Reproduce, without any change, the span of lines from the opening of the records below to the line containing "201.7, 228.9, 271.4]", inclusive.
[start Task input]
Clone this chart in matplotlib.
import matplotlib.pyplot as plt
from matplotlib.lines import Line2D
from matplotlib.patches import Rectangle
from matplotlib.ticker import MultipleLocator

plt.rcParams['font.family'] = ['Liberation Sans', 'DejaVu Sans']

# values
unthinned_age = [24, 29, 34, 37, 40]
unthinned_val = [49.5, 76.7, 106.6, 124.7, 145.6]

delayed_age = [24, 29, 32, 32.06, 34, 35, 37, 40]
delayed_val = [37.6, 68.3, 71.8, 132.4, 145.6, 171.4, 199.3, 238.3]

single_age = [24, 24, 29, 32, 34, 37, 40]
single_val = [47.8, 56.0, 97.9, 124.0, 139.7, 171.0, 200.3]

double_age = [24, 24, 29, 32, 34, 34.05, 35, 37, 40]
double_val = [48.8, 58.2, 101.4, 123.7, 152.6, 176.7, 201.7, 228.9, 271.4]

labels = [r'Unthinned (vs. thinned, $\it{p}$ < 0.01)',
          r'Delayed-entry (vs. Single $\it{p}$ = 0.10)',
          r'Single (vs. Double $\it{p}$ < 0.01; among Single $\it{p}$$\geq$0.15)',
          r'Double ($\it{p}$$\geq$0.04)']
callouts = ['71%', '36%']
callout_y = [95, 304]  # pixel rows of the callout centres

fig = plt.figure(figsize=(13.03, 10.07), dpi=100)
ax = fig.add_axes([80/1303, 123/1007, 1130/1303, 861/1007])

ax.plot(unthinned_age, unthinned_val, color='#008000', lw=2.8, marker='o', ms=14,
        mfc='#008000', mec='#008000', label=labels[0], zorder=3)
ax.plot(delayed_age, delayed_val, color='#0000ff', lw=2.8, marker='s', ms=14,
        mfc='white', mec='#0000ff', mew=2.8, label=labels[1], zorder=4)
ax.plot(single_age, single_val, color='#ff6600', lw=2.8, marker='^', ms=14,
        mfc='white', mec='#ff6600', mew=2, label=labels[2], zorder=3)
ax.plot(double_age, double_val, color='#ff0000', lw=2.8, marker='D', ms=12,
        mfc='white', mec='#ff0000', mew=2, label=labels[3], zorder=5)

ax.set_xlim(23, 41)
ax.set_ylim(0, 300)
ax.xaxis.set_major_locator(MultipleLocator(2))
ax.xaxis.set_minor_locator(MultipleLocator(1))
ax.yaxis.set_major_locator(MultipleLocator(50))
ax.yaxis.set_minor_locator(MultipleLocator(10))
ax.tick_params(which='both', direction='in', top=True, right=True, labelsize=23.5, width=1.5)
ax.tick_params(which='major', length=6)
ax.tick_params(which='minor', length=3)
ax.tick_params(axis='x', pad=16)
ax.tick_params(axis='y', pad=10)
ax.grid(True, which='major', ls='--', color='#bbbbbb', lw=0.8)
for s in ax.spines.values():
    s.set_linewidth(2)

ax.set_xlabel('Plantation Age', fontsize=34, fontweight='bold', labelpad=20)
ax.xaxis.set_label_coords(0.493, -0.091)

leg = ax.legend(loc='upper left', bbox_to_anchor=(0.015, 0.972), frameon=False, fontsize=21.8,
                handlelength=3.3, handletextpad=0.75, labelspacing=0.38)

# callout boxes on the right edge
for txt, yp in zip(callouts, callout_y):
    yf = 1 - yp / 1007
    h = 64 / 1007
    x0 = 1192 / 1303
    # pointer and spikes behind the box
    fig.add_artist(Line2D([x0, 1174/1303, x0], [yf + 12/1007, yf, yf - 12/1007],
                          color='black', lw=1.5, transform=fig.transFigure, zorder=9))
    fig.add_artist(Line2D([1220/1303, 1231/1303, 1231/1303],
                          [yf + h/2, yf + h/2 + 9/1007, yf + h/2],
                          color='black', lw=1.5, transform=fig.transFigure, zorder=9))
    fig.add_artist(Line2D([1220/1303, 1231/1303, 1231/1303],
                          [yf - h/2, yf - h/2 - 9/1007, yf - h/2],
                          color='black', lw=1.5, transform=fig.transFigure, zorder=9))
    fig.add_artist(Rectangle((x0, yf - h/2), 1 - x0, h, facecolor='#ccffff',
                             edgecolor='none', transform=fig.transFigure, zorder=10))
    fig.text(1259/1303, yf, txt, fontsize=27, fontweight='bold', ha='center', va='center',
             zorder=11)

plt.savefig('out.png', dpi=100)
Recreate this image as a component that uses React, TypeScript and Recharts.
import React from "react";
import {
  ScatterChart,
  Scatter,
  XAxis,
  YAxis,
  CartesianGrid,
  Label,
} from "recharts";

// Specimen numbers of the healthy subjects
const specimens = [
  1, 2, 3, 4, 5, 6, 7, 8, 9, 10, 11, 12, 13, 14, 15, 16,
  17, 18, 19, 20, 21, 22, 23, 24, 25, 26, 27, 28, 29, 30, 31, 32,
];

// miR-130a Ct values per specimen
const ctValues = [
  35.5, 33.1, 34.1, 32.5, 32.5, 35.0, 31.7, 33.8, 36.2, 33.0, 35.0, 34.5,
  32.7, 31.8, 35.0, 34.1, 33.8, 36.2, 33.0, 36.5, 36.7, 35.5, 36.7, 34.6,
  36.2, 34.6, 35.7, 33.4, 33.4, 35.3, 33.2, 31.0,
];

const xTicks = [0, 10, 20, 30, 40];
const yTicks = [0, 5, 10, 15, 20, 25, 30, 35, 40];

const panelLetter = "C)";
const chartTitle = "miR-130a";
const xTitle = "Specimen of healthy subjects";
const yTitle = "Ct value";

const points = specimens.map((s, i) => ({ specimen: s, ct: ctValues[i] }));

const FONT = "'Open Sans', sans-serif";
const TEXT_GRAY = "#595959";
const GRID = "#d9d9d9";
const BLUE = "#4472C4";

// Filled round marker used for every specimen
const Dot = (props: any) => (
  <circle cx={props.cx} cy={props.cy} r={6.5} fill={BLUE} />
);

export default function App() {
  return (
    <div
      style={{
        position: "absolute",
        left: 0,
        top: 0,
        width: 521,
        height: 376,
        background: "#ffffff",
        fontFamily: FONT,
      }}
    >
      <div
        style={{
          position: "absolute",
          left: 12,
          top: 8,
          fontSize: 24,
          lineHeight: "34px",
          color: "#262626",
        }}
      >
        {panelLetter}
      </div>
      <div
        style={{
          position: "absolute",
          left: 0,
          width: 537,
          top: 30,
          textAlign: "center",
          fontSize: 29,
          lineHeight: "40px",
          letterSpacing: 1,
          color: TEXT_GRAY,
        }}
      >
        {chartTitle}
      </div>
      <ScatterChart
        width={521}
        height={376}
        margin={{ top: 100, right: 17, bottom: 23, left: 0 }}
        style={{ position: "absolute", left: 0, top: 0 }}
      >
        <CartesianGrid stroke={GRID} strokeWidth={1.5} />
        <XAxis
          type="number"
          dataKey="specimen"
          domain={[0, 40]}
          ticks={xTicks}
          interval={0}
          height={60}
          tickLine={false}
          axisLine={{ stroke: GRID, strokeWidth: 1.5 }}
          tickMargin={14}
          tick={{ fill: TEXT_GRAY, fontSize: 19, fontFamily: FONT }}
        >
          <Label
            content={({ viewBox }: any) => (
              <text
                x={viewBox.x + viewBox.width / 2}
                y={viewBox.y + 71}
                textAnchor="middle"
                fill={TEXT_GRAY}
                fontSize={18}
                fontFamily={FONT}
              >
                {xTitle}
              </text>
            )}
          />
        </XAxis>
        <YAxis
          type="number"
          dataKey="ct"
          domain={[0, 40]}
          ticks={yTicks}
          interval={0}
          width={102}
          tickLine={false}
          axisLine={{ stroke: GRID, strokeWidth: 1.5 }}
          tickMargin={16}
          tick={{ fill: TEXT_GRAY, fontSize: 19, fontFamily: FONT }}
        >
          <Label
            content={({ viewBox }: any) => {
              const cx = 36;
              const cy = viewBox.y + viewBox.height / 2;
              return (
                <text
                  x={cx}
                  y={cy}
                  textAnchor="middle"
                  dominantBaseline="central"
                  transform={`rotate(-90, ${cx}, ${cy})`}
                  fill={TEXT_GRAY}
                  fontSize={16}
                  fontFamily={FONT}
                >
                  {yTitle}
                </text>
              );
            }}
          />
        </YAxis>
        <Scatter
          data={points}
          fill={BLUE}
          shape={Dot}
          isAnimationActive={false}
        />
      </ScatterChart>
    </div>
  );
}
[end Task input]
**Output of the task**.
Clone this chart in matplotlib.
import matplotlib.pyplot as plt
from matplotlib.lines import Line2D
from matplotlib.patches import Rectangle
from matplotlib.ticker import MultipleLocator

plt.rcParams['font.family'] = ['Liberation Sans', 'DejaVu Sans']

# values
unthinned_age = [24, 29, 34, 37, 40]
unthinned_val = [49.5, 76.7, 106.6, 124.7, 145.6]

delayed_age = [24, 29, 32, 32.06, 34, 35, 37, 40]
delayed_val = [37.6, 68.3, 71.8, 132.4, 145.6, 171.4, 199.3, 238.3]

single_age = [24, 24, 29, 32, 34, 37, 40]
single_val = [47.8, 56.0, 97.9, 124.0, 139.7, 171.0, 200.3]

double_age = [24, 24, 29, 32, 34, 34.05, 35, 37, 40]
double_val = [48.8, 58.2, 101.4, 123.7, 152.6, 176.7, 201.7, 228.9, 271.4]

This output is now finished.